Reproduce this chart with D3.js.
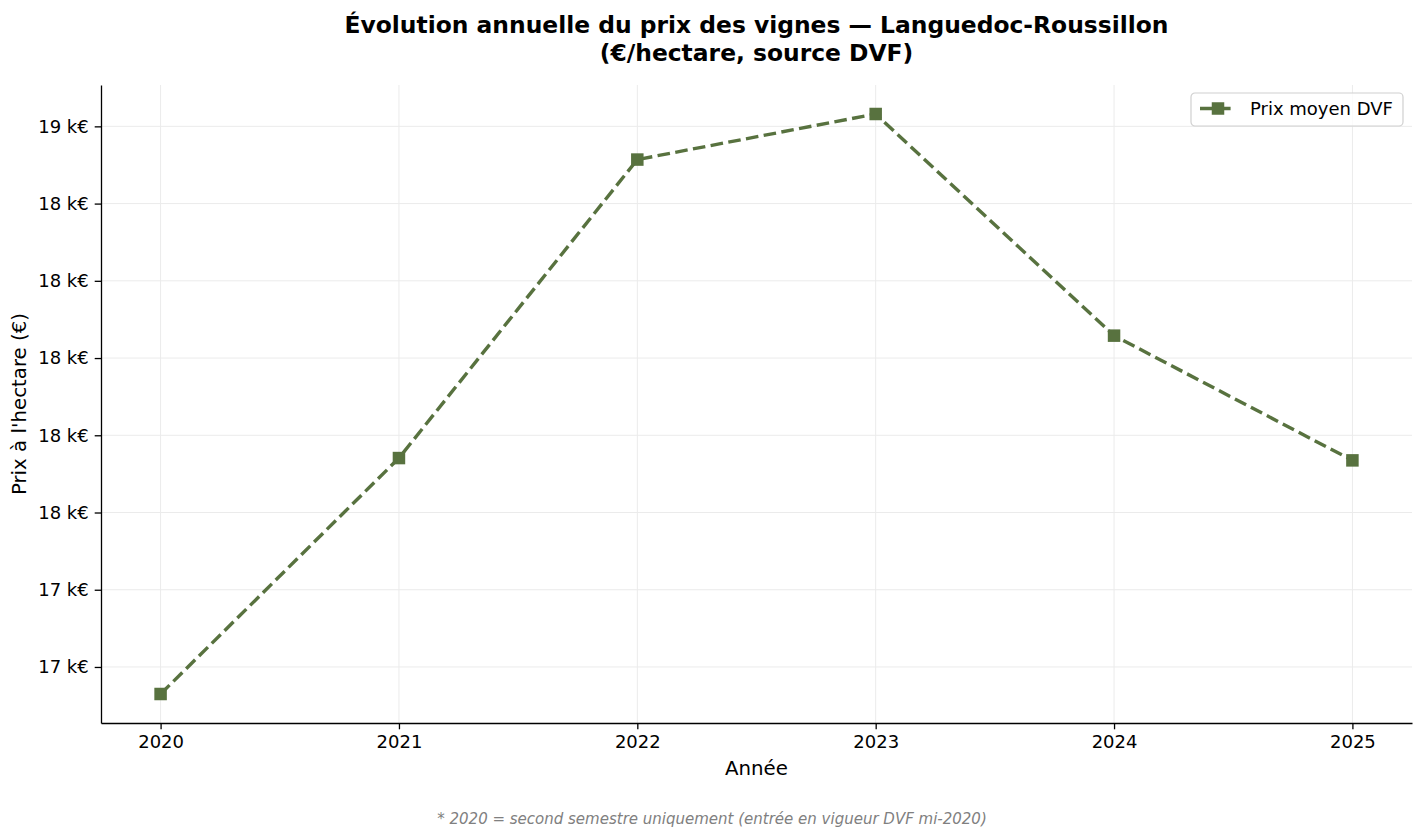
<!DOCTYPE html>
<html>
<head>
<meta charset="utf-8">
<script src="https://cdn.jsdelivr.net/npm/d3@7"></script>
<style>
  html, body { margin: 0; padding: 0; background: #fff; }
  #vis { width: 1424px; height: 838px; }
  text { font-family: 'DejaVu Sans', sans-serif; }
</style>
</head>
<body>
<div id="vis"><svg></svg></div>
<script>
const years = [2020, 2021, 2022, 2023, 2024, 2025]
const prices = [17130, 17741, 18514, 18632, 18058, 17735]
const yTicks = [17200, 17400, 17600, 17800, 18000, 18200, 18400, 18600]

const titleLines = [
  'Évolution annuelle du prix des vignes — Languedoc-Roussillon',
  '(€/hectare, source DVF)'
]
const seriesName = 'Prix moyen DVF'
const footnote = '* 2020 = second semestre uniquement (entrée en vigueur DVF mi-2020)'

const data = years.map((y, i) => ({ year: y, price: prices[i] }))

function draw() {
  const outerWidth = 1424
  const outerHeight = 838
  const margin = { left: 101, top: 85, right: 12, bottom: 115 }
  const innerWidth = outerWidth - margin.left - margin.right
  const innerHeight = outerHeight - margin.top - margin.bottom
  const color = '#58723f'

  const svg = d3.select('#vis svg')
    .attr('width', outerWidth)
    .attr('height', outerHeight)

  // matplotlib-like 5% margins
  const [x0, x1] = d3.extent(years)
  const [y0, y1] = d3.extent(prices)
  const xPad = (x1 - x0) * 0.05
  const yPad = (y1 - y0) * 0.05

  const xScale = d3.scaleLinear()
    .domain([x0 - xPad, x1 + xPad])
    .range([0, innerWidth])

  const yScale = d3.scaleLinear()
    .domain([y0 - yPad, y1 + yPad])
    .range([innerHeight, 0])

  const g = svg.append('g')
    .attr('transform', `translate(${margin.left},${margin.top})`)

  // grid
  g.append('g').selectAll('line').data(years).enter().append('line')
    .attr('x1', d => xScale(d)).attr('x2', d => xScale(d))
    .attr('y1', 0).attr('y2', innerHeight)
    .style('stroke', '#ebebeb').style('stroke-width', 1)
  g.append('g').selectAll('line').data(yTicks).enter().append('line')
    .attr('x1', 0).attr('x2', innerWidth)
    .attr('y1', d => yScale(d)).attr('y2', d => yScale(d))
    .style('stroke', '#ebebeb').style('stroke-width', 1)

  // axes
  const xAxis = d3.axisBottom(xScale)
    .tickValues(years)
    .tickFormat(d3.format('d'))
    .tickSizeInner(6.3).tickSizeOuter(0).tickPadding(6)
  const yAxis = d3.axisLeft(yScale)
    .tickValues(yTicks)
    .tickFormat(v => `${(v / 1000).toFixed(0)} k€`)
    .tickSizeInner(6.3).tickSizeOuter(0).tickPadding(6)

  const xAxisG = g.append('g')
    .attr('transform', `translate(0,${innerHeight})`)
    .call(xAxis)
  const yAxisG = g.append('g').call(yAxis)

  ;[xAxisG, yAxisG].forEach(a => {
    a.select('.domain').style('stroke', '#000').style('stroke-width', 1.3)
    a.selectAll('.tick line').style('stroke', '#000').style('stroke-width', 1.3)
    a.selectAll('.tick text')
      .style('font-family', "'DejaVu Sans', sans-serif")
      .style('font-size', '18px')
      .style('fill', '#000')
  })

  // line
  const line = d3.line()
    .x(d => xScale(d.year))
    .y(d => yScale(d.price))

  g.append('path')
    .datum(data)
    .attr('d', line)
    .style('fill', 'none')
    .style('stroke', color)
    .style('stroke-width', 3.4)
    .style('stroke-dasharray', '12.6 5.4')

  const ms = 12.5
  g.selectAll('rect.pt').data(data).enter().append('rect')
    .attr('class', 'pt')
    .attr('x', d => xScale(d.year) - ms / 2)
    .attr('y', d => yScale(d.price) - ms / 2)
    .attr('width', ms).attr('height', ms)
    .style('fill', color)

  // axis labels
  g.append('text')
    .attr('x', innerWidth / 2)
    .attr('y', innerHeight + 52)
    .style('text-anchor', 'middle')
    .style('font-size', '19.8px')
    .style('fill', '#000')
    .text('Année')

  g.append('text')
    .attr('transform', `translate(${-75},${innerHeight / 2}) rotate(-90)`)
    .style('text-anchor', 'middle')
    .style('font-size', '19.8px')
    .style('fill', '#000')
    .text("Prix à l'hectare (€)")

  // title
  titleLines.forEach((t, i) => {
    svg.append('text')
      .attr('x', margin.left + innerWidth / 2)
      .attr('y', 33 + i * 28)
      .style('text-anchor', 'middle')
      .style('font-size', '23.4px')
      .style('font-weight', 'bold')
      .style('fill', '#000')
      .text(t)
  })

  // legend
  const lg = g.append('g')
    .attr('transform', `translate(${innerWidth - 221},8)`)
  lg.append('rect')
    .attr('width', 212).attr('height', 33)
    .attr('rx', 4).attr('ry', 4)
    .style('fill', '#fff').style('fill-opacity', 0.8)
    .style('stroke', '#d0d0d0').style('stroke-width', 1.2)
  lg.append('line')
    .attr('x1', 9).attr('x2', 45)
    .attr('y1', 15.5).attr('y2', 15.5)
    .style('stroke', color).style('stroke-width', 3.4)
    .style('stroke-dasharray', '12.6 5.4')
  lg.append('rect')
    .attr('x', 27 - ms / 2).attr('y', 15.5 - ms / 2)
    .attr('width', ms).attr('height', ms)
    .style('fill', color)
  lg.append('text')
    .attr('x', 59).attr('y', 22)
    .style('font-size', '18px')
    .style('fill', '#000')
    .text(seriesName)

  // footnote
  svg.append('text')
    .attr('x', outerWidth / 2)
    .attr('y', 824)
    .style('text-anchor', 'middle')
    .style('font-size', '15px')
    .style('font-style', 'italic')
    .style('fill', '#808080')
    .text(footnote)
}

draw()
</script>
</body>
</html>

•••

AIM:
Leave out the pictures and give the listing above again exactly.

WRITTEN RESPONSE:
Reproduce this chart with D3.js.
<!DOCTYPE html>
<html>
<head>
<meta charset="utf-8">
<script src="https://cdn.jsdelivr.net/npm/d3@7"></script>
<style>
  html, body { margin: 0; padding: 0; background: #fff; }
  #vis { width: 1424px; height: 838px; }
  text { font-family: 'DejaVu Sans', sans-serif; }
</style>
</head>
<body>
<div id="vis"><svg></svg></div>
<script>
const years = [2020, 2021, 2022, 2023, 2024, 2025]
const prices = [17130, 17741, 18514, 18632, 18058, 17735]
const yTicks = [17200, 17400, 17600, 17800, 18000, 18200, 18400, 18600]

const titleLines = [
  'Évolution annuelle du prix des vignes — Languedoc-Roussillon',
  '(€/hectare, source DVF)'
]
const seriesName = 'Prix moyen DVF'
const footnote = '* 2020 = second semestre uniquement (entrée en vigueur DVF mi-2020)'

const data = years.map((y, i) => ({ year: y, price: prices[i] }))

function draw() {
  const outerWidth = 1424
  const outerHeight = 838
  const margin = { left: 101, top: 85, right: 12, bottom: 115 }
  const innerWidth = outerWidth - margin.left - margin.right
  const innerHeight = outerHeight - margin.top - margin.bottom
  const color = '#58723f'

  const svg = d3.select('#vis svg')
    .attr('width', outerWidth)
    .attr('height', outerHeight)

  // matplotlib-like 5% margins
  const [x0, x1] = d3.extent(years)
  const [y0, y1] = d3.extent(prices)
  const xPad = (x1 - x0) * 0.05
  const yPad = (y1 - y0) * 0.05

  const xScale = d3.scaleLinear()
    .domain([x0 - xPad, x1 + xPad])
    .range([0, innerWidth])

  const yScale = d3.scaleLinear()
    .domain([y0 - yPad, y1 + yPad])
    .range([innerHeight, 0])

  const g = svg.append('g')
    .attr('transform', `translate(${margin.left},${margin.top})`)

  // grid
  g.append('g').selectAll('line').data(years).enter().append('line')
    .attr('x1', d => xScale(d)).attr('x2', d => xScale(d))
    .attr('y1', 0).attr('y2', innerHeight)
    .style('stroke', '#ebebeb').style('stroke-width', 1)
  g.append('g').selectAll('line').data(yTicks).enter().append('line')
    .attr('x1', 0).attr('x2', innerWidth)
    .attr('y1', d => yScale(d)).attr('y2', d => yScale(d))
    .style('stroke', '#ebebeb').style('stroke-width', 1)

  // axes
  const xAxis = d3.axisBottom(xScale)
    .tickValues(years)
    .tickFormat(d3.format('d'))
    .tickSizeInner(6.3).tickSizeOuter(0).tickPadding(6)
  const yAxis = d3.axisLeft(yScale)
    .tickValues(yTicks)
    .tickFormat(v => `${(v / 1000).toFixed(0)} k€`)
    .tickSizeInner(6.3).tickSizeOuter(0).tickPadding(6)

  const xAxisG = g.append('g')
    .attr('transform', `translate(0,${innerHeight})`)
    .call(xAxis)
  const yAxisG = g.append('g').call(yAxis)

  ;[xAxisG, yAxisG].forEach(a => {
    a.select('.domain').style('stroke', '#000').style('stroke-width', 1.3)
    a.selectAll('.tick line').style('stroke', '#000').style('stroke-width', 1.3)
    a.selectAll('.tick text')
      .style('font-family', "'DejaVu Sans', sans-serif")
      .style('font-size', '18px')
      .style('fill', '#000')
  })

  // line
  const line = d3.line()
    .x(d => xScale(d.year))
    .y(d => yScale(d.price))

  g.append('path')
    .datum(data)
    .attr('d', line)
    .style('fill', 'none')
    .style('stroke', color)
    .style('stroke-width', 3.4)
    .style('stroke-dasharray', '12.6 5.4')

  const ms = 12.5
  g.selectAll('rect.pt').data(data).enter().append('rect')
    .attr('class', 'pt')
    .attr('x', d => xScale(d.year) - ms / 2)
    .attr('y', d => yScale(d.price) - ms / 2)
    .attr('width', ms).attr('height', ms)
    .style('fill', color)

  // axis labels
  g.append('text')
    .attr('x', innerWidth / 2)
    .attr('y', innerHeight + 52)
    .style('text-anchor', 'middle')
    .style('font-size', '19.8px')
    .style('fill', '#000')
    .text('Année')

  g.append('text')
    .attr('transform', `translate(${-75},${innerHeight / 2}) rotate(-90)`)
    .style('text-anchor', 'middle')
    .style('font-size', '19.8px')
    .style('fill', '#000')
    .text("Prix à l'hectare (€)")

  // title
  titleLines.forEach((t, i) => {
    svg.append('text')
      .attr('x', margin.left + innerWidth / 2)
      .attr('y', 33 + i * 28)
      .style('text-anchor', 'middle')
      .style('font-size', '23.4px')
      .style('font-weight', 'bold')
      .style('fill', '#000')
      .text(t)
  })

  // legend
  const lg = g.append('g')
    .attr('transform', `translate(${innerWidth - 221},8)`)
  lg.append('rect')
    .attr('width', 212).attr('height', 33)
    .attr('rx', 4).attr('ry', 4)
    .style('fill', '#fff').style('fill-opacity', 0.8)
    .style('stroke', '#d0d0d0').style('stroke-width', 1.2)
  lg.append('line')
    .attr('x1', 9).attr('x2', 45)
    .attr('y1', 15.5).attr('y2', 15.5)
    .style('stroke', color).style('stroke-width', 3.4)
    .style('stroke-dasharray', '12.6 5.4')
  lg.append('rect')
    .attr('x', 27 - ms / 2).attr('y', 15.5 - ms / 2)
    .attr('width', ms).attr('height', ms)
    .style('fill', color)
  lg.append('text')
    .attr('x', 59).attr('y', 22)
    .style('font-size', '18px')
    .style('fill', '#000')
    .text(seriesName)

  // footnote
  svg.append('text')
    .attr('x', outerWidth / 2)
    .attr('y', 824)
    .style('text-anchor', 'middle')
    .style('font-size', '15px')
    .style('font-style', 'italic')
    .style('fill', '#808080')
    .text(footnote)
}

draw()
</script>
</body>
</html>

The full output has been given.